** begin **

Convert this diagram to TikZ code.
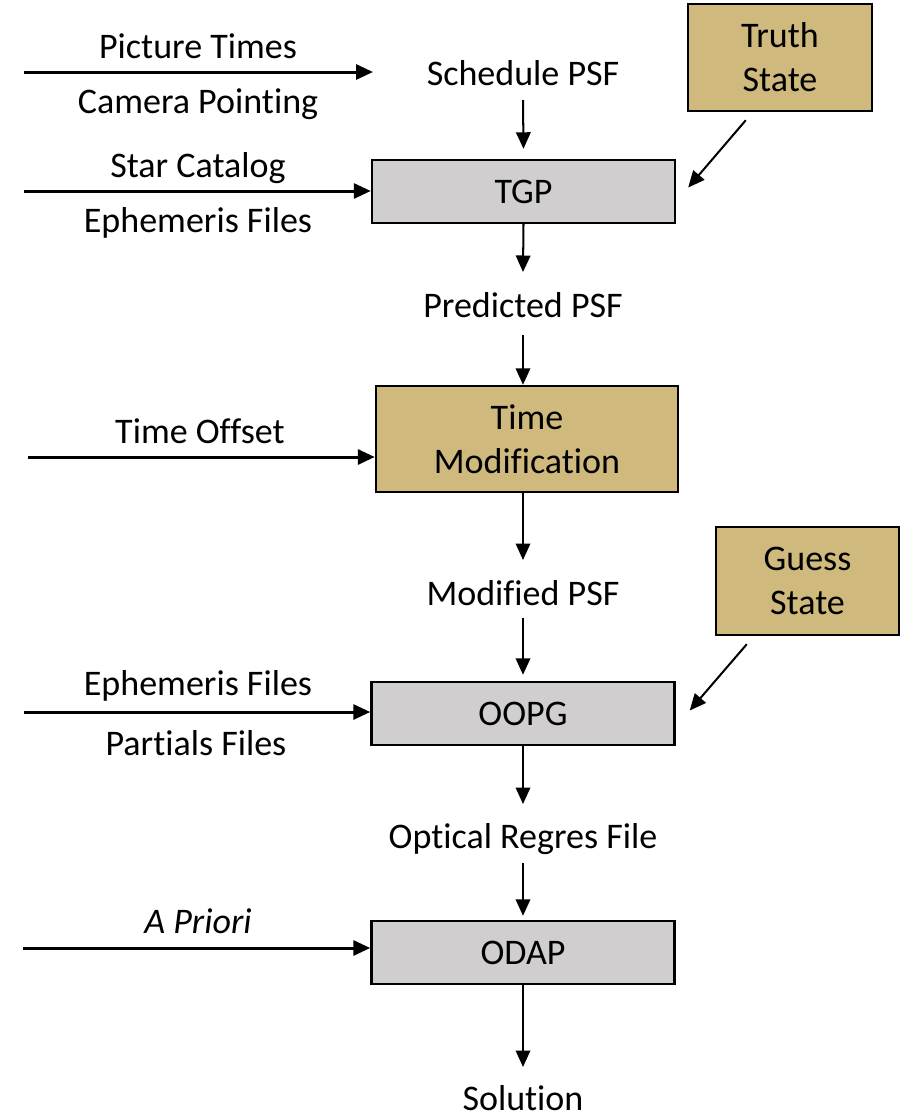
\documentclass[tikz,border=0pt]{standalone}
\usepackage{fontspec}
\setmainfont{Carlito}[Ligatures=NoCommon]
\usetikzlibrary{arrows.meta,calc}
\definecolor{boxgold}{RGB}{207,185,125}
\definecolor{boxgray}{RGB}{208,206,206}
\begin{document}
\begin{tikzpicture}[x=0.02cm,y=-0.02cm,
  font=\fontsize{20.5}{25}\selectfont,
  lbl/.style={anchor=base,inner sep=0pt},
  proc/.style={draw,line width=1.4pt,fill=boxgray,minimum width=6.06cm,minimum height=1.26cm,inner sep=0pt},
  gold/.style={draw,line width=1.4pt,fill=boxgold,align=center,inner sep=0pt},
  feed/.style={line width=1.7pt,-{Triangle[length=0.34cm,width=0.30cm]}},
  flow/.style={line width=1.15pt,-{Triangle[length=0.33cm,width=0.29cm]}}]
\useasboundingbox (0,0) rectangle (902,1117);
\node[proc] (tgp) at (523.5,191.5) {TGP};
\node[gold,minimum width=6.04cm,minimum height=2.12cm] (tm) at (527,439) {Time\\Modification};
\node[proc] (oopg) at (523,713.5) {OOPG};
\node[proc] (odap) at (523,952.5) {ODAP};
\node[gold,minimum width=3.68cm,minimum height=2.14cm] (truth) at (780,57.5) {Truth\\State};
\node[gold,minimum width=3.66cm,minimum height=2.16cm] (guess) at (807.5,581) {Guess\\State};

\node[lbl] (sched) at (523,85) {Schedule PSF};
\node[lbl] (pred) at (523,317) {Predicted PSF};
\node[lbl] (mod) at (523,605) {Modified PSF};
\node[lbl] (regres) at (523,848) {Optical Regres File};
\node[lbl] (sol) at (523,1110) {Solution};

\node[lbl] (pictimes) at (198,58) {Picture Times};
\node[lbl] (campoint) at (198,113) {Camera Pointing};
\node[lbl] (starcat) at (198,177) {Star Catalog};
\node[lbl] (ephem) at (198,232) {Ephemeris Files};
\node[lbl] (offset) at (200,443) {Time Offset};
\node[lbl] (ephemb) at (198,695) {Ephemeris Files};
\node[lbl] (partials) at (196,755) {Partials Files};
\node[lbl] (apriori) at (198,933) {\itshape A Priori};

\coordinate (pictin) at (24,72);
\coordinate (pictout) at (373,72);
\coordinate (catin) at (24,191);
\coordinate (offin) at (28,457);
\coordinate (ephin) at (24,712);
\coordinate (priin) at (23,948);

\draw[feed] (pictin) -- (pictout);
\draw[feed] (catin) -- (catin -| tgp.west);
\draw[feed] (offin) -- (offin -| tm.west);
\draw[feed] (ephin) -- (ephin -| oopg.west);
\draw[feed] (priin) -- (priin -| odap.west);

\draw[flow] ($(sched.base)+(0,15)$) -- ($(tgp.north)+(0,-10)$);
\draw[flow] (tgp.south) -- ($(pred.base)+(0,-45)$);
\draw[flow] ($(pred.base)+(0,18)$) -- (pred.base |- tm.north);
\draw[flow] (tm.south -| mod.base) -- ($(mod.base)+(0,-45)$);
\draw[flow] ($(mod.base)+(0,13)$) -- ($(oopg.north)+(0,-6)$);
\draw[flow] (oopg.south) -- ($(regres.base)+(0,-44)$);
\draw[flow] ($(regres.base)+(0,15)$) -- ($(odap.north)+(0,-4)$);
\draw[flow] (odap.south) -- ($(sol.base)+(0,-43)$);
\draw[flow] ($(truth.south west)+(59,8)$) -- ($(tgp.east)+(12,-4)$);
\draw[flow] ($(guess.south west)+(32,8)$) -- ($(oopg.east)+(14,-3)$);
\end{tikzpicture}
\end{document}
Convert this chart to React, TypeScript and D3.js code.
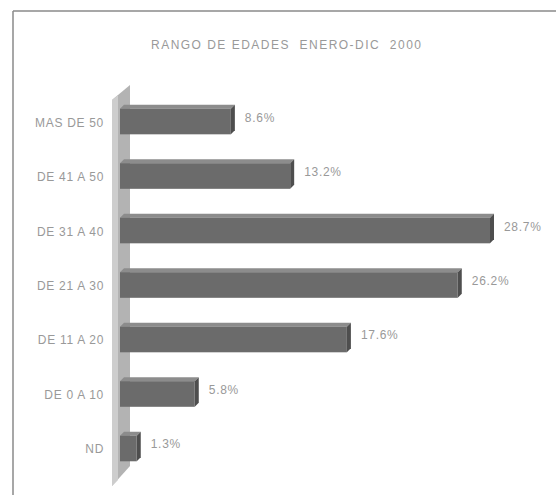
import React from "react";
import * as d3 from "d3";

const categories = ["MAS DE 50", "DE 41 A 50", "DE 31 A 40", "DE 21 A 30", "DE 11 A 20", "DE 0 A 10", "ND"];
const values = [8.6, 13.2, 28.7, 26.2, 17.6, 5.8, 1.3];
const title = "RANGO DE EDADES  ENERO-DIC  2000";

export default function App() {
  const W = 556, H = 495;
  const x0 = 120;
  const x = d3.scaleLinear().domain([0, 28.7]).range([x0, 490]);
  const y = d3.scaleBand().domain(categories).range([94, 476]).paddingInner(0.53).paddingOuter(0.27);
  const d = 4;
  const font = "'Liberation Sans', Arial, sans-serif";
  const tc = "#999999";
  return (
    <svg width={W} height={H} style={{ position: "absolute", left: 0, top: 0, background: "#fff" }}>
      <line x1={13} y1={11} x2={W} y2={11} stroke="#8a8a8a" strokeWidth={1.5} />
      <line x1={13} y1={11} x2={13} y2={H} stroke="#8a8a8a" strokeWidth={1.5} />
      <text x={151} y={49} textLength={270} lengthAdjust="spacing" fontFamily={font} fontSize={12} fill={tc} style={{ whiteSpace: "pre" }}>{title}</text>
      {/* wall */}
      <polygon points="112,100 130,85 130,466 112,486" fill="#b3b3b3" />
      <polygon points="112,100 118,95 118,480 112,486" fill="#cdcdcd" />
      {categories.map((c, i) => {
        const by = y(c)!;
        const bh = y.bandwidth();
        const xe = x(values[i]);
        return (
          <g key={c}>
            <polygon points={`${x0},${by} ${x0 + d},${by - d} ${xe + d},${by - d} ${xe},${by}`} fill="#8c8c8c" />
            <polygon points={`${xe},${by} ${xe + d},${by - d} ${xe + d},${by + bh - d} ${xe},${by + bh}`} fill="#4e4e4e" />
            <rect x={x0} y={by} width={xe - x0} height={bh} fill="#6b6b6b" />
            <text x={104} y={by + bh / 2 + 5} textAnchor="end" fontFamily={font} fontSize={12} letterSpacing={0.7} fill={tc}>{c}</text>
            <text x={xe + d + 10} y={by + bh / 2} textAnchor="start" fontFamily={font} fontSize={12} letterSpacing={0.7} fill={tc}>{`${values[i].toFixed(1)}%`}</text>
          </g>
        );
      })}
    </svg>
  );
}
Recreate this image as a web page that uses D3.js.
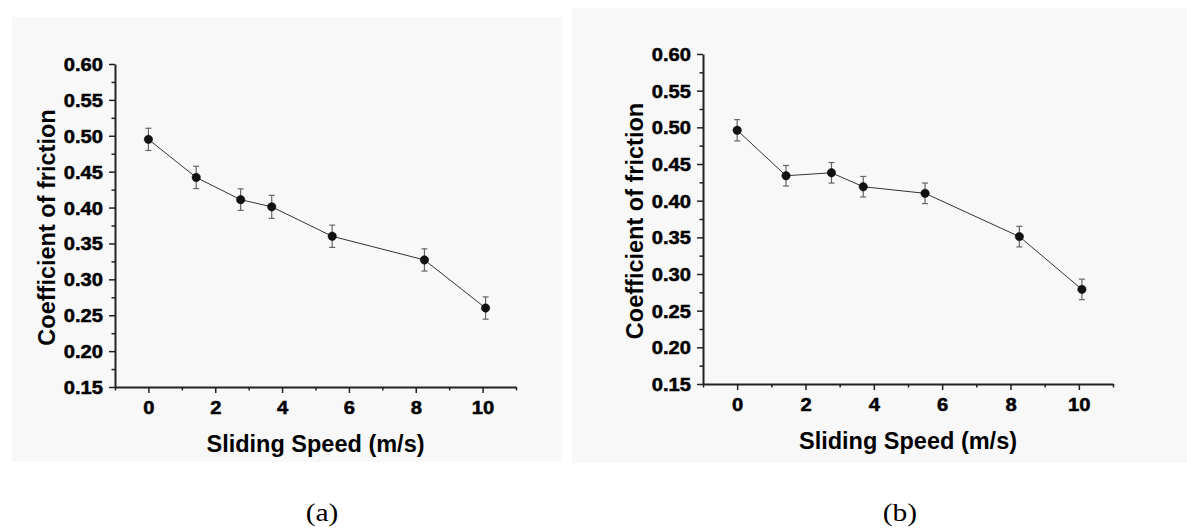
<!DOCTYPE html>
<html>
<head>
<meta charset="utf-8">
<script src="https://cdn.jsdelivr.net/npm/d3@7"></script>
<style>
  html, body { margin: 0; padding: 0; background: #ffffff; }
  svg { display: block; }
</style>
</head>
<body>
<svg id="chart" width="1187" height="531"></svg>
<script>
// ---- data ----
const speeds = [0, 1.43, 2.76, 3.69, 5.5, 8.26, 10.09];
const cofA = [0.495, 0.442, 0.411, 0.401, 0.360, 0.327, 0.260];
const errA = [0.0155, 0.0155, 0.015, 0.016, 0.0155, 0.0155, 0.0155];
const cofB = [0.496, 0.434, 0.438, 0.419, 0.410, 0.351, 0.279];
const errB = [0.0145, 0.014, 0.014, 0.014, 0.014, 0.014, 0.014];
const xMajorTicks = [0, 2, 4, 6, 8, 10];
const xMinorTicks = [-1, 1, 3, 5, 7, 9, 11];
const yMajorTicks = [0.15, 0.20, 0.25, 0.30, 0.35, 0.40, 0.45, 0.50, 0.55, 0.60];
const yMinorTicks = [0.175, 0.225, 0.275, 0.325, 0.375, 0.425, 0.475, 0.525, 0.575];
const xTitle = "Sliding Speed (m/s)";
const yTitle = "Coefficient of friction";
const panelLabels = ["(a)", "(b)"];

const svg = d3.select("#chart");

function drawPanel(p) {
  svg.append("rect")
    .attr("x", p.bg[0]).attr("y", p.bg[1])
    .attr("width", p.bg[2]).attr("height", p.bg[3])
    .attr("fill", "#f8f8f8");

  const x = d3.scaleLinear().domain([-1, 11]).range(p.xr);
  const y = d3.scaleLinear().domain([0.15, 0.60]).range(p.yr);
  const g = svg.append("g");

  // minor ticks
  g.append("g").attr("transform", `translate(0,${p.yr[0]})`)
    .call(d3.axisBottom(x).tickValues(xMinorTicks).tickSize(3.5).tickSizeOuter(0).tickFormat(""))
    .call(s => s.select(".domain").remove())
    .call(s => s.selectAll("line").attr("stroke", "#222").attr("stroke-width", 1.5));
  g.append("g").attr("transform", `translate(${p.xr[0]},0)`)
    .call(d3.axisLeft(y).tickValues(yMinorTicks).tickSize(3.5).tickSizeOuter(0).tickFormat(""))
    .call(s => s.select(".domain").remove())
    .call(s => s.selectAll("line").attr("stroke", "#222").attr("stroke-width", 1.5));

  const tickStyle = sel => sel
    .attr("transform", "scale(1.12,1)")
    .attr("fill", "#000")
    .attr("stroke", "#000").attr("stroke-width", 0.5)
    .style("font-family", "'Liberation Sans', Arial, sans-serif")
    .style("font-weight", "bold").style("font-size", "18px");

  // major x axis
  const xa = g.append("g").attr("transform", `translate(0,${p.yr[0]})`)
    .call(d3.axisBottom(x).tickValues(xMajorTicks).tickSize(6).tickSizeOuter(0).tickFormat(d3.format("d")));
  xa.select(".domain").attr("stroke", "#222").attr("stroke-width", 2);
  xa.selectAll("line").attr("stroke", "#222").attr("stroke-width", 1.5);
  xa.selectAll("text").attr("y", 27.5).attr("dy", null).call(tickStyle);

  // major y axis
  const ya = g.append("g").attr("transform", `translate(${p.xr[0]},0)`)
    .call(d3.axisLeft(y).tickValues(yMajorTicks).tickSize(6).tickSizeOuter(0).tickFormat(d3.format(".2f")));
  ya.select(".domain").attr("stroke", "#222").attr("stroke-width", 2);
  ya.selectAll("line").attr("stroke", "#222").attr("stroke-width", 1.5);
  ya.selectAll("text").attr("x", -10.7).attr("dy", "0.36em").call(tickStyle);

  // titles
  g.append("text")
    .attr("x", (p.xr[0] + p.xr[1]) / 2).attr("y", p.yr[0] + 65)
    .attr("text-anchor", "middle").attr("fill", "#000")
    .style("font-family", "'Liberation Sans', Arial, sans-serif")
    .style("font-weight", "bold").style("font-size", "23.5px")
    .text(xTitle);
  g.append("text")
    .attr("transform", `translate(${p.xr[0] - 60},${(p.yr[0] + p.yr[1]) / 2 + 2}) rotate(-90)`)
    .attr("text-anchor", "middle").attr("fill", "#000")
    .style("font-family", "'Liberation Sans', Arial, sans-serif")
    .style("font-weight", "bold").style("font-size", "23.5px")
    .text(yTitle);

  const data = speeds.map((s, i) => ({ s, v: p.vals[i], e: p.errs[i] }));

  // connecting line
  g.append("path").datum(data)
    .attr("fill", "none").attr("stroke", "#333").attr("stroke-width", 1)
    .attr("d", d3.line().x(d => x(d.s)).y(d => y(d.v)));

  // error bars
  const eb = g.append("g").attr("stroke", "#666").attr("stroke-width", 1.2);
  eb.selectAll("line.v").data(data).join("line")
    .attr("x1", d => x(d.s)).attr("x2", d => x(d.s))
    .attr("y1", d => y(d.v - d.e)).attr("y2", d => y(d.v + d.e));
  eb.selectAll("line.t").data(data).join("line")
    .attr("x1", d => x(d.s) - 3).attr("x2", d => x(d.s) + 3)
    .attr("y1", d => y(d.v + d.e)).attr("y2", d => y(d.v + d.e));
  eb.selectAll("line.b").data(data).join("line")
    .attr("x1", d => x(d.s) - 3).attr("x2", d => x(d.s) + 3)
    .attr("y1", d => y(d.v - d.e)).attr("y2", d => y(d.v - d.e));

  // markers
  g.selectAll("circle").data(data).join("circle")
    .attr("cx", d => x(d.s)).attr("cy", d => y(d.v))
    .attr("r", 4.2).attr("fill", "#111").attr("stroke", "#000").attr("stroke-width", 0.5);

  // panel label
  svg.append("text")
    .attr("transform", `translate(${p.label[0]},${p.label[1]}) scale(1.18,1)`)
    .attr("text-anchor", "middle").attr("fill", "#000")
    .style("font-family", "'Liberation Serif', 'Times New Roman', serif")
    .style("font-size", "25px")
    .text(p.labelText);
}

drawPanel({ bg: [12, 17, 550, 445], xr: [115, 516], yr: [387, 64], vals: cofA, errs: errA, label: [322, 521], labelText: panelLabels[0] });
drawPanel({ bg: [572, 8, 615, 455], xr: [703, 1113], yr: [384, 54], vals: cofB, errs: errB, label: [900, 521], labelText: panelLabels[1] });
</script>
</body>
</html>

** end **

*Stated goal*
Repeat the lines above, starting at the first and stopping after the line that holds "width=3.66cm,minimum height=2.16cm] (guess)", with the pictures left out.

*Reply*
Convert this diagram to TikZ code.
\documentclass[tikz,border=0pt]{standalone}
\usepackage{fontspec}
\setmainfont{Carlito}[Ligatures=NoCommon]
\usetikzlibrary{arrows.meta,calc}
\definecolor{boxgold}{RGB}{207,185,125}
\definecolor{boxgray}{RGB}{208,206,206}
\begin{document}
\begin{tikzpicture}[x=0.02cm,y=-0.02cm,
  font=\fontsize{20.5}{25}\selectfont,
  lbl/.style={anchor=base,inner sep=0pt},
  proc/.style={draw,line width=1.4pt,fill=boxgray,minimum width=6.06cm,minimum height=1.26cm,inner sep=0pt},
  gold/.style={draw,line width=1.4pt,fill=boxgold,align=center,inner sep=0pt},
  feed/.style={line width=1.7pt,-{Triangle[length=0.34cm,width=0.30cm]}},
  flow/.style={line width=1.15pt,-{Triangle[length=0.33cm,width=0.29cm]}}]
\useasboundingbox (0,0) rectangle (902,1117);
\node[proc] (tgp) at (523.5,191.5) {TGP};
\node[gold,minimum width=6.04cm,minimum height=2.12cm] (tm) at (527,439) {Time\\Modification};
\node[proc] (oopg) at (523,713.5) {OOPG};
\node[proc] (odap) at (523,952.5) {ODAP};
\node[gold,minimum width=3.68cm,minimum height=2.14cm] (truth) at (780,57.5) {Truth\\State};
\node[gold,minimum width=3.66cm,minimum height=2.16cm] (guess) at (807.5,581) {Guess\\State};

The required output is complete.